_GOAL_
Make an exact copy of the listing below.
══ DATA FOR PROCESSING ══
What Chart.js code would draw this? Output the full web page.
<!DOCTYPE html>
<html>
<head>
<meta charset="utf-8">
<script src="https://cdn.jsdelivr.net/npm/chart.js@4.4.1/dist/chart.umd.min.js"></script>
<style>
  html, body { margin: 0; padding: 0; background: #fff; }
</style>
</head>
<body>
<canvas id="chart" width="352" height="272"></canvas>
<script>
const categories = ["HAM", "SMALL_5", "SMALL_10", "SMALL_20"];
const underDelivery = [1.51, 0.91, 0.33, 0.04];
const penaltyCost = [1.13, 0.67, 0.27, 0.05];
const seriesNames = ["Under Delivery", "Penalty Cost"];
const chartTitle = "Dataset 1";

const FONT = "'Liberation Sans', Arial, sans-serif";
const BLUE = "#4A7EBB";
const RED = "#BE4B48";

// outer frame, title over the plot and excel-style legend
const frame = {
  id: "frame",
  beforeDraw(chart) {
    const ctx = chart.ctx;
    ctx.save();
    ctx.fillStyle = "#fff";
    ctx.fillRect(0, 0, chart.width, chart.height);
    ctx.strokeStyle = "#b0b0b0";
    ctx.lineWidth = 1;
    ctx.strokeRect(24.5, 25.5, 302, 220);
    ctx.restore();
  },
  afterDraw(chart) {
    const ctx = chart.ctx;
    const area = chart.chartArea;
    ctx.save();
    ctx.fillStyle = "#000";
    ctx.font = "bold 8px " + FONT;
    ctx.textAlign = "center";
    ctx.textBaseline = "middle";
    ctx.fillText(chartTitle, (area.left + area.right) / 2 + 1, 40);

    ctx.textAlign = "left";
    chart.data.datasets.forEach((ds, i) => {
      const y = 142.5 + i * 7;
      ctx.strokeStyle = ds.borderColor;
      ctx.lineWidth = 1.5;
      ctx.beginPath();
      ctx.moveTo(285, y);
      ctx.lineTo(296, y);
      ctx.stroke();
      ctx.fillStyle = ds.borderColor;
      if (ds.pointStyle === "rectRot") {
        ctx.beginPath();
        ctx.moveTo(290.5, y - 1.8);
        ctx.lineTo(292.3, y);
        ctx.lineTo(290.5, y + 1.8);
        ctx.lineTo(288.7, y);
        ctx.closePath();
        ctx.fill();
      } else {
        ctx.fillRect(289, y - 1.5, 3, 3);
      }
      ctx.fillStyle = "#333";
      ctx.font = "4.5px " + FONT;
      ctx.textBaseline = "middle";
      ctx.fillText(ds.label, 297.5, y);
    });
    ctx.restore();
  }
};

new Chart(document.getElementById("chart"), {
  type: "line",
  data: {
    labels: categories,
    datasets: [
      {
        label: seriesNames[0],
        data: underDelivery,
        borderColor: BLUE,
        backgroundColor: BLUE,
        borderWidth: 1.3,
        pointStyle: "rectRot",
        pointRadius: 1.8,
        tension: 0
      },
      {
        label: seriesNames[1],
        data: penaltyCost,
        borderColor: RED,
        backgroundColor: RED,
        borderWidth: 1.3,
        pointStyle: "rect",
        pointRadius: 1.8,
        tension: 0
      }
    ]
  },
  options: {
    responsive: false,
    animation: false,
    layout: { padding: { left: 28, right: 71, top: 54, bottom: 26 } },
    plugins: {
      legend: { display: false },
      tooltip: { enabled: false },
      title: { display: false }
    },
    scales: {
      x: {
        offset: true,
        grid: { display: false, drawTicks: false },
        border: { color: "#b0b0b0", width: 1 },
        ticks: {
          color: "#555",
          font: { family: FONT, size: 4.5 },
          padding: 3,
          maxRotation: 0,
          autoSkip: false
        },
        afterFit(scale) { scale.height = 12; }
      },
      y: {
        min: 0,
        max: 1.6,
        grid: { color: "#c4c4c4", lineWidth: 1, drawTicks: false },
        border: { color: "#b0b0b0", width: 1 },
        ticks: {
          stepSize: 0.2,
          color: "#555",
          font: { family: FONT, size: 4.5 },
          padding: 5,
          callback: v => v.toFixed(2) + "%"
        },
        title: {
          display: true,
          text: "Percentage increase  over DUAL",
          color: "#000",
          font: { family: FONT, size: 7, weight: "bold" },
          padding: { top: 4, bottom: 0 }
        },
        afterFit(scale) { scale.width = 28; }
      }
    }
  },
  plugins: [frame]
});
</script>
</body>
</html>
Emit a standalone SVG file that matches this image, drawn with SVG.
═══
_ANSWER FOR THE TASK_
What Chart.js code would draw this? Output the full web page.
<!DOCTYPE html>
<html>
<head>
<meta charset="utf-8">
<script src="https://cdn.jsdelivr.net/npm/chart.js@4.4.1/dist/chart.umd.min.js"></script>
<style>
  html, body { margin: 0; padding: 0; background: #fff; }
</style>
</head>
<body>
<canvas id="chart" width="352" height="272"></canvas>
<script>
const categories = ["HAM", "SMALL_5", "SMALL_10", "SMALL_20"];
const underDelivery = [1.51, 0.91, 0.33, 0.04];
const penaltyCost = [1.13, 0.67, 0.27, 0.05];
const seriesNames = ["Under Delivery", "Penalty Cost"];
const chartTitle = "Dataset 1";

const FONT = "'Liberation Sans', Arial, sans-serif";
const BLUE = "#4A7EBB";
const RED = "#BE4B48";

// outer frame, title over the plot and excel-style legend
const frame = {
  id: "frame",
  beforeDraw(chart) {
    const ctx = chart.ctx;
    ctx.save();
    ctx.fillStyle = "#fff";
    ctx.fillRect(0, 0, chart.width, chart.height);
    ctx.strokeStyle = "#b0b0b0";
    ctx.lineWidth = 1;
    ctx.strokeRect(24.5, 25.5, 302, 220);
    ctx.restore();
  },
  afterDraw(chart) {
    const ctx = chart.ctx;
    const area = chart.chartArea;
    ctx.save();
    ctx.fillStyle = "#000";
    ctx.font = "bold 8px " + FONT;
    ctx.textAlign = "center";
    ctx.textBaseline = "middle";
    ctx.fillText(chartTitle, (area.left + area.right) / 2 + 1, 40);

    ctx.textAlign = "left";
    chart.data.datasets.forEach((ds, i) => {
      const y = 142.5 + i * 7;
      ctx.strokeStyle = ds.borderColor;
      ctx.lineWidth = 1.5;
      ctx.beginPath();
      ctx.moveTo(285, y);
      ctx.lineTo(296, y);
      ctx.stroke();
      ctx.fillStyle = ds.borderColor;
      if (ds.pointStyle === "rectRot") {
        ctx.beginPath();
        ctx.moveTo(290.5, y - 1.8);
        ctx.lineTo(292.3, y);
        ctx.lineTo(290.5, y + 1.8);
        ctx.lineTo(288.7, y);
        ctx.closePath();
        ctx.fill();
      } else {
        ctx.fillRect(289, y - 1.5, 3, 3);
      }
      ctx.fillStyle = "#333";
      ctx.font = "4.5px " + FONT;
      ctx.textBaseline = "middle";
      ctx.fillText(ds.label, 297.5, y);
    });
    ctx.restore();
  }
};

new Chart(document.getElementById("chart"), {
  type: "line",
  data: {
    labels: categories,
    datasets: [
      {
        label: seriesNames[0],
        data: underDelivery,
        borderColor: BLUE,
        backgroundColor: BLUE,
        borderWidth: 1.3,
        pointStyle: "rectRot",
        pointRadius: 1.8,
        tension: 0
      },
      {
        label: seriesNames[1],
        data: penaltyCost,
        borderColor: RED,
        backgroundColor: RED,
        borderWidth: 1.3,
        pointStyle: "rect",
        pointRadius: 1.8,
        tension: 0
      }
    ]
  },
  options: {
    responsive: false,
    animation: false,
    layout: { padding: { left: 28, right: 71, top: 54, bottom: 26 } },
    plugins: {
      legend: { display: false },
      tooltip: { enabled: false },
      title: { display: false }
    },
    scales: {
      x: {
        offset: true,
        grid: { display: false, drawTicks: false },
        border: { color: "#b0b0b0", width: 1 },
        ticks: {
          color: "#555",
          font: { family: FONT, size: 4.5 },
          padding: 3,
          maxRotation: 0,
          autoSkip: false
        },
        afterFit(scale) { scale.height = 12; }
      },
      y: {
        min: 0,
        max: 1.6,
        grid: { color: "#c4c4c4", lineWidth: 1, drawTicks: false },
        border: { color: "#b0b0b0", width: 1 },
        ticks: {
          stepSize: 0.2,
          color: "#555",
          font: { family: FONT, size: 4.5 },
          padding: 5,
          callback: v => v.toFixed(2) + "%"
        },
        title: {
          display: true,
          text: "Percentage increase  over DUAL",
          color: "#000",
          font: { family: FONT, size: 7, weight: "bold" },
          padding: { top: 4, bottom: 0 }
        },
        afterFit(scale) { scale.width = 28; }
      }
    }
  },
  plugins: [frame]
});
</script>
</body>
</html>
Emit a standalone SVG file that matches this image, drawn with SVG.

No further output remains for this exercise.